Krieg in Syrien: Wie schützen Museen ihre Schätze?

Sie hatten sich sorgfältig vorbereitet und im Flugzeug nicht nur persönliche Utensilien im Gepäck, sondern ein ganzes Labor mitsamt diverser Materialien und Unterlagen: Prof. Dr. Alexandra Jeberien und Christoph Rogalla von Bieberstein. Das Ziel der HTW-Wissenschaftlerin aus dem Studiengang “Konservierung und Restaurierung/Grabungstechnik” und ihres Mitarbeiters: das UNESCO Field Office, Beirut. Dort warteten zwölf Beschäftigte aus syrischen Museen und Sammlungen auf das lang ersehnte Intensivtraining in punkto Präventive Konservierung, Dokumentation und Monitoring.

Sehr intensiv war die Woche auch für Alexandra Jeberien, eine Expertin für Notfall- und Katastrophenprävention sowie Risikomanagement im Kulturgüterschutz. „Mich hat wirklich sehr beeindruckt, dass die Menschen nicht nur jahrelange Auseinandersetzungen aushalten, sondern trotz der Gefahren auch noch große Verantwortung für Sammlungen übernehmen“, sagt die Professorin.

Die syrischen Kurator_innen und Restaurator_innen — sieben Frauen und fünf Männer — kamen aus dem ganzen Land. Große Häuser waren vertreten, manche mit berühmten Sammlungen, aber auch ein kleineres Stadtmuseum, ein islamisches Museum und ein medizinhistorisches Museum. Sie alle mussten ihre Schätze in den Jahren 2011 und 2012 hastig einpacken, oft mit einfachen Mitteln. Seitdem verwalten und gestalten sie die traurige Interims-Situation.

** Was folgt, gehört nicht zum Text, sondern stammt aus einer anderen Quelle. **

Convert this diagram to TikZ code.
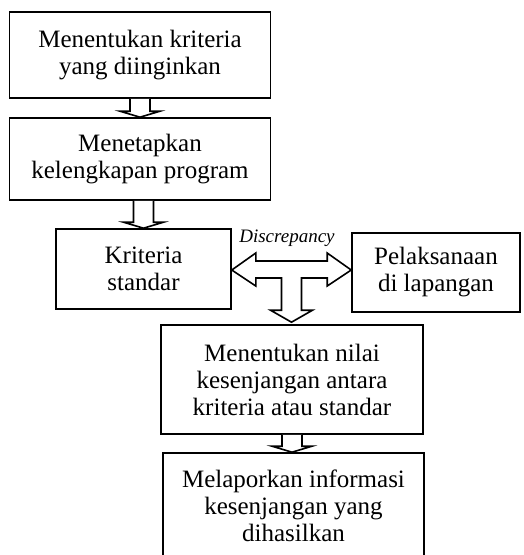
\documentclass[tikz,border=0pt]{standalone}
\usepackage{fontspec}
\setmainfont{Liberation Serif}
\usetikzlibrary{calc}
\tikzset{
  box/.style={draw, line width=1.6pt, align=center, inner sep=0pt, font=\fontsize{25}{27}\selectfont},
  hollow/.style={draw, line width=1.6pt, line join=miter, fill=white},
}
% block arrow pointing down: from #1.south to #2.north, placed at the x of #3
\newcommand{\hollowdown}[3]{%
  \draw[hollow] let \p1=(#1.south), \p2=(#2.north), \p3=(#3) in
    (\x3-10pt,\y1) -- (\x3-10pt,\y2+6pt) -- (\x3-20pt,\y2+6pt) -- (\x3,\y2)
    -- (\x3+20pt,\y2+6pt) -- (\x3+10pt,\y2+6pt) -- (\x3+10pt,\y1);}
\begin{document}
\begin{tikzpicture}[x=1pt,y=-1pt]
\useasboundingbox (0,0) rectangle (524,555);
\node[box, minimum width=261pt, minimum height=86pt] (menentukan) at (140,55) {Menentukan kriteria\\yang diinginkan};
\node[box, minimum width=261pt, minimum height=82pt] (menetapkan) at (140,159) {Menetapkan\\kelengkapan program};
\node[box, minimum width=175pt, minimum height=80pt] (kriteria) at (143.5,269) {Kriteria\\standar};
\node[box, minimum width=168pt, minimum height=79pt] (pelaksanaan) at (436,272.5) {Pelaksanaan\\di lapangan};
\node[box, minimum width=262pt, minimum height=109pt] (nilai) at (292,379.5) {Menentukan nilai\\kesenjangan antara\\kriteria atau standar};
\node[box, minimum width=261pt, minimum height=105pt] (laporan) at (293.5,505.5) {Melaporkan informasi\\kesenjangan yang\\dihasilkan};
\node[font=\fontsize{19}{21}\selectfont\itshape] (disc) at (287,238) {Discrepancy};
\hollowdown{menentukan}{menetapkan}{menentukan.south}
\hollowdown{menetapkan}{kriteria}{kriteria.north}
\hollowdown{nilai}{laporan}{nilai.south}
% double arrow with the branch down to the gap
\draw[hollow] let \p1=(kriteria.east), \p2=(pelaksanaan.west), \p3=(nilai.north),
    \p4=($(kriteria.east)!0.5!(pelaksanaan.west)$) in
  (\x1,\y1-1pt) -- (\x1+24pt,\y1+16pt) -- (\x1+24pt,\y1+8pt) -- (\x2-24pt,\y1+8pt)
  -- (\x2-24pt,\y1+16pt) -- (\x2,\y1-1pt) -- (\x2-24pt,\y1-17pt) -- (\x2-24pt,\y1-9pt)
  -- (\x4+10pt,\y1-9pt) -- (\x4+10pt,\y3+14pt) -- (\x4+21pt,\y3+14pt) -- (\x4,\y3+2pt)
  -- (\x4-21pt,\y3+14pt) -- (\x4-10pt,\y3+14pt) -- (\x4-10pt,\y1-9pt)
  -- (\x1+24pt,\y1-9pt) -- (\x1+24pt,\y1-17pt) -- cycle;
\end{tikzpicture}
\end{document}
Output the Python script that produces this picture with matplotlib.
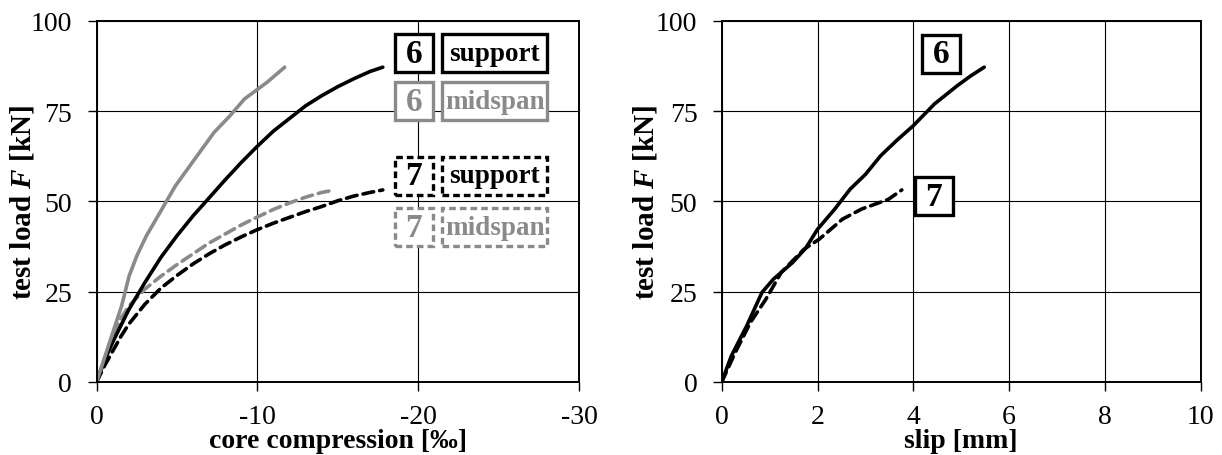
import matplotlib
matplotlib.use("Agg")
import matplotlib.pyplot as plt
from matplotlib.patches import Rectangle

# ---------------- data ----------------
# left: core compression [‰] vs test load F [kN]
s6_sup_x = [0, -0.5, -1.0, -2.0, -3.0, -4.0, -5.0, -6.0, -7.0, -8.0, -9.0, -10.0,
            -11.0, -12.0, -13.0, -14.0, -15.0, -16.0, -17.0, -17.8]
s6_sup_y = [0, 6.0, 11.0, 20.0, 27.5, 34.5, 40.5, 46.0, 51.0, 56.0, 60.8, 65.3,
            69.5, 73.0, 76.5, 79.3, 81.8, 84.0, 86.0, 87.2]
s6_mid_x = [0, -0.6, -1.08, -1.56, -2.03, -2.5, -3.1, -3.95, -4.9, -6.1, -7.3,
            -8.25, -9.2, -10.6, -11.7]
s6_mid_y = [0, 8.1, 14.6, 21.1, 29.4, 34.9, 40.5, 47.0, 54.3, 61.7, 69.1,
            73.5, 78.4, 83.0, 87.2]
s7_sup_x = [0, -0.5, -1.0, -1.5, -2.0, -3.0, -4.0, -5.0, -6.0, -7.0, -8.0, -9.0,
            -10.0, -11.0, -12.0, -13.0, -14.0, -15.0, -16.0, -17.0, -17.8]
s7_sup_y = [0, 4.5, 8.5, 12.5, 16.0, 21.5, 26.0, 29.5, 32.7, 35.5, 38.0, 40.2,
            42.2, 44.0, 45.6, 47.2, 48.6, 50.2, 51.5, 52.5, 53.2]
s7_mid_x = [0, -0.5, -1.0, -1.5, -2.0, -3.0, -4.0, -5.0, -6.0, -7.0, -8.0, -9.0,
            -10.0, -11.0, -12.0, -13.0, -14.0, -14.8]
s7_mid_y = [0, 6.5, 12.5, 17.5, 21.0, 25.7, 29.3, 32.5, 35.5, 38.5, 41.0, 43.5,
            45.7, 47.8, 49.6, 51.2, 52.5, 53.2]

# right: slip [mm] vs test load F [kN]
s6_slip_x = [0, 0.2, 0.52, 0.84, 1.08, 1.48, 1.75, 2.0, 2.36, 2.68, 3.0, 3.32,
             3.66, 4.0, 4.44, 4.92, 5.2, 5.48]
s6_slip_y = [0, 7.2, 15.5, 24.8, 28.5, 33.1, 37.0, 42.3, 47.9, 53.4, 57.5, 62.7,
             67.0, 71.0, 77.0, 82.1, 84.8, 87.2]
s7_slip_x = [0, 0.28, 0.6, 0.92, 1.24, 1.72, 2.04, 2.52, 2.92, 3.48, 3.76]
s7_slip_y = [0, 8.1, 16.5, 22.9, 30.3, 36.8, 39.6, 45.1, 47.9, 50.6, 53.2]

left_xticks = [0, -10, -20, -30]
right_xticks = [0, 2, 4, 6, 8, 10]
yticks = [0, 25, 50, 75, 100]

# ---------------- style ----------------
plt.rcParams['font.family'] = ['Liberation Serif', 'DejaVu Serif']
plt.rcParams['mathtext.fontset'] = 'custom'
plt.rcParams['mathtext.rm'] = 'Liberation Serif:bold'
plt.rcParams['mathtext.it'] = 'Liberation Serif:bold:italic'
plt.rcParams['mathtext.bf'] = 'Liberation Serif:bold'

GRAY = '#8a8a8a'
LW = 2.6
DASH = (0, (3.0, 1.7))

fig = plt.figure(figsize=(12.22, 4.56), dpi=100)
axL = fig.add_axes([0.0790, 0.1601, 0.3948, 0.7917])
axR = fig.add_axes([0.5906, 0.1601, 0.3920, 0.7917])


def style_axis(ax):
    ax.set_ylim(0, 100)
    ax.set_yticks(yticks)
    ax.grid(True, color='black', linewidth=0.8)
    ax.set_axisbelow(True)
    for sp in ax.spines.values():
        sp.set_linewidth(1.4)
        sp.set_color('black')
    ax.tick_params(direction='out', length=6.5, width=1.0, pad=11, labelsize=20)
    ax.tick_params(axis='x', pad=9)
    ax.set_ylabel('test load $\\mathit{F}$ [kN]', fontsize=21, fontweight='bold',
                  va='center')


style_axis(axL)
axL.set_xlim(0, -30)
axL.set_xticks(left_xticks)
axL.set_xticklabels([str(v) for v in left_xticks])
axL.plot(s7_mid_x, s7_mid_y, color=GRAY, lw=LW, ls=DASH, dash_capstyle='round')
axL.plot(s7_sup_x, s7_sup_y, color='black', lw=LW, ls=DASH, dash_capstyle='round')
axL.plot(s6_sup_x, s6_sup_y, color='black', lw=LW, solid_capstyle='round')
axL.plot(s6_mid_x, s6_mid_y, color=GRAY, lw=LW, solid_capstyle='round')
axL.set_xlabel('core compression [‰]', fontsize=20, fontweight='bold', va='baseline')
axL.xaxis.set_label_coords(0.5, -0.180)
axL.yaxis.set_label_coords(-0.154, 0.5)

style_axis(axR)
axR.set_xlim(0, 10)
axR.set_xticks(right_xticks)
axR.plot(s7_slip_x, s7_slip_y, color='black', lw=LW, ls=DASH, dash_capstyle='round')
axR.plot(s6_slip_x, s6_slip_y, color='black', lw=LW, solid_capstyle='round')
axR.set_xlabel('slip [mm]', fontsize=20, fontweight='bold', va='baseline')
axR.xaxis.set_label_coords(0.5, -0.180)
axR.yaxis.set_label_coords(-0.160, 0.5)


def box(ax, cx, cy, w, h, text, color, dashed, fs):
    ls = (0, (2.0, 1.2)) if dashed else '-'
    r = Rectangle((cx - w / 2, cy - h / 2), w, h, transform=ax.transAxes,
                  facecolor='white', edgecolor=color, linewidth=2.4, linestyle=ls,
                  zorder=5, clip_on=False)
    ax.add_patch(r)
    ax.text(cx, cy, text, transform=ax.transAxes, ha='center', va='center',
            color=color, fontsize=fs, fontweight='bold', zorder=6)


# legend-like boxes (left)
nw, ww, bh = 0.0788, 0.2176, 0.105
rows = [(0.911, '6', 'support', 'black', False),
        (0.778, '6', 'midspan', GRAY, False),
        (0.571, '7', 'support', 'black', True),
        (0.429, '7', 'midspan', GRAY, True)]
for cy, num, word, col, dsh in rows:
    box(axL, 0.658, cy, nw, bh, num, col, dsh, 24)
    box(axL, 0.825, cy, ww, bh, word, col, dsh, 19.5)

# right plot labels
box(axR, 0.458, 0.909, 0.0793, 0.105, '6', 'black', False, 24)
box(axR, 0.443, 0.515, 0.0793, 0.105, '7', 'black', False, 24)

fig.savefig('out.png', dpi=100)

Da stellen sich viele Fragen, auf die Alexandra Jeberien und Christoph Rogalla von Bieberstein in einer Mischung aus Englisch und Arabisch, für das zwei Dolmetscherinnen sorgten, fachlich fundierte Antworten gaben. Wodurch kann man die Lagersituation verbessern? Wie richtet man kontinuierliche Werte für Feuchtigkeit und Temperatur ein? Welche Möglichkeiten gibt es, die innerhalb der Verpackung entstehenden Schadstoffe zu detektieren? Wann ist es geboten, neu zu verpacken und wie bewerkstelligt man dies besser als vorher?

Das Intensivtraining bot eine Mischung aus Theorie und Praxis, letztere in Gestalt von Übungen und Fallbeispielen, für die das Archäologische Museum der American University Beirut seine Sammlung zur Verfügung stellte. Fünf Tage lang wurde fotografiert und geschrieben, diskutiert und verworfen, verpackt und gemessen. Mit praktischen Toolkits, darin unter anderem Meßgeräte, Materialien, Arbeitsschutzbrille und Datenlogger, kehrten die Teilnehmer_innen nach dem Kurs in ihre Museen und Sammlungen zurück. Schließlich sollen sie nicht nur in der Lage sein, ihren Kolleg_innen zu berichten, sondern das neue Know-how auch praktisch umzusetzen.

Das Intensivtraining der HTW Berlin in Beirut war Teil des Projekts „Stunde Null – Eine Zukunft für die Zeit nach der Krise“. Es wird vom Deutschen Archäologischen Institut in Kooperation mit dem Auswärtigen Amt und der Gesellschaft für Internationale Zusammenarbeit umgesetzt und ist in den Kompetenzverbund “Archaeological Heritage Network eingebettet”. Alle zwölf Teilnehmer_innen hatten von der Gerda-Henkel-Stiftung ein Stipendium erhalten. Die Stiftung kam auch für das Material und die Reisekosten der beiden HTW-Vertreter_innen auf.

„Natürlich haben wir in den fünf Tagen auch einen Blick in die Zukunft gewagt und überlegt, was Museen besser machen können, wenn die Auseinandersetzungen vorbei sind“, sagt Alexandra Jeberien. Diese Hoffnung will keiner aufgeben. Die Wissenschaftlerin hofft außerdem, dass dem Pilotprojekt weitere Intensivtrainings folgen können. Sie selbst würde gerne weitere Module entwickeln und auch das Museumspersonal in angrenzenden Ländern einbeziehen, u.a. Libanon, Jordanien oder den Irak.